How Banks and Buyers See This Number
When you apply for financing, this ratio is one of the first things a lender reviews. It helps them determine how much cushion your company has if revenue dips.
The same is true if you ever plan to sell your business.
Two green industry companies might each generate three million dollars in revenue. On the surface, they look equally successful. But if one has a 45 percent liabilities-to-assets ratio and strong retained earnings, while the other sits at 92 percent with minimal reserves, they represent very different levels of risk.
Buyers and lenders notice that immediately.
Lower leverage generally means more stability and flexibility. Higher leverage means higher dependence on continued strong cash flow.
What This Ratio Does Not Tell You
The liabilities-to-assets ratio does not measure profitability. It does not tell you whether your jobs are priced correctly. It does not show whether your debt payments are comfortably covered.
You could have a moderately high ratio and still be healthy if your gross margins are strong and your revenue is predictable. Conversely, you could have a lower ratio and struggle if job costing is weak and cash management is poor.
That’s why this ratio should always be viewed alongside margins, net profit, debt service coverage, and seasonal cash planning.

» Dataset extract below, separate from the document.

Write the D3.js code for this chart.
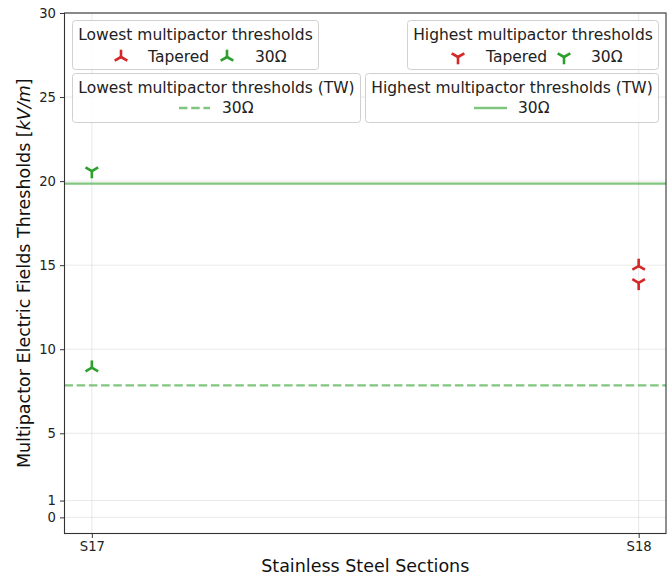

No single metric tells the whole story.
The Bigger Picture
At its core, this ratio answers a straightforward question:
If the company stopped operating tomorrow, how much of what it owns would the bank take?
That’s not meant to create fear. It’s meant to create clarity.
The goal isn’t just to grow revenue or accumulate more equipment. The goal is to build a company you truly own — one that can handle slow seasons, absorb unexpected costs, and eventually be sold from a position of strength.
Understanding what percentage of your business is financed with borrowed money gives you a clearer picture of your risk, your flexibility, and your long-term stability.
And for a green industry business, that clarity is powerful.